Though ancho chile peppers may sound unfamiliar, they're essentially poblano chiles that have been dried and saturated with a deep reddish-black hue, per Merriam Webster. It's a widely used chile in Mexico, bearing an earthy, fruity flavor with notes of bitter chocolate, according to Cool Chile. It works well in mole stews, sauces, salsas — and, as it turns out, in liqueur-infused cocktails.
The Ancho Reyes process
The chile flavor in your cocktail definitely doesn't come from popping some poblano peppers in a blender. It starts way back in Puebla, before a poblana becomes an ancho. Prior to arriving at the Ancho Ryes distillery, the chilies grow naturally in fields for nine months, with subsequent three-year resting periods before the next generation of chiles get their turn in the soil, explains Ancho Reyes. Workers then hand-select each pepper for quality, plucking ones for the Verde liqueurs while still green, followed by a later harvest of mature reds for the company's Original version.
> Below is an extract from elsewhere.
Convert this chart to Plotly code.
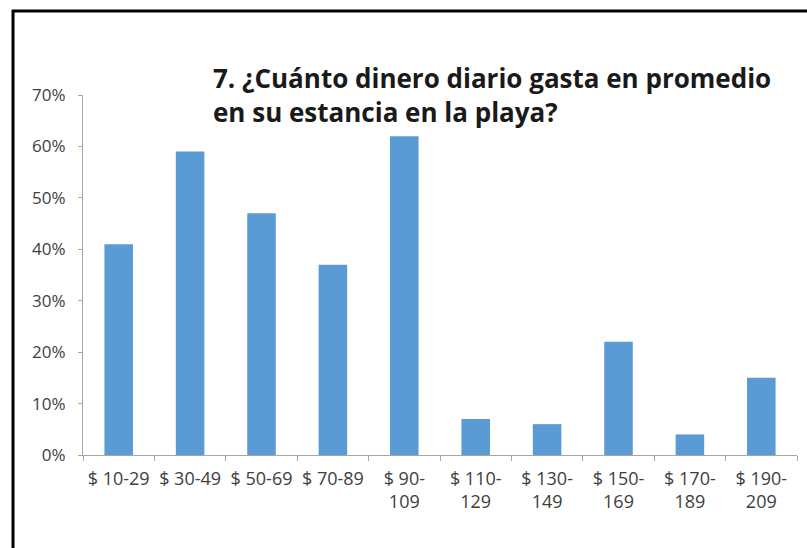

Then the process diverges: The unripened chiles bound for Verde bottling get fire-roasted to procure the desired bright flavors, while the ripened chiles dry in the sun for 15 to 20 days, becoming ancho chiles with a rich, spicy essence. From there, it's on to either mashing or scissor-slicing by hand, depending on the bottle designation, vat-soaking in a neutral Mexican cane spirit for six months, and finally, hand-blending by the Ancho Reyes maestra meceradora, aka the master blender.
Making your own Ancho Reyes cocktails
The makers of the Ancho Reyes Chile and Verde liqueurs offer their own time-tested cocktail concoctions for you to try, including a Spicy Verde Margarita made with Ancho Reyes Verde, tequila blanco, lime juice, and light agave nectar. As a twist on the well-known Moscow Mule cocktail, the company suggests its Spicy Mexican Mule using the original Ancho Reyes chile liqueur, lime juice, and ginger beer. Other homegrown recipes put rum, vodka, gin, and bourbon to work with the pepper-clad liqueurs, creating intense flavors and even a Verde Gimlet "with a double soul."
Liquor.com recommends trying Ancho Reyes in classic cocktails such as a daiquiri or Paloma, or just experimenting for your own masterpiece creation. Or, if you'd like to try the liqueur in its own primitive form, straight from the Mexican makers, consider an accompaniment of jicama spears dusted with ancho chile powder. Cocktails Away touts a Bee Sting cocktail using honey syrup with Ancho Reyes, lemon juice, and gin.
Regardless of creative cocktail proclivities, a spicy liqueur with earthy dried or fire-roasted ancho chiles deserves your best shot. After all, as the distillery reveals, the liquid spills from a city known as "the cradle of the Mexican Baroque."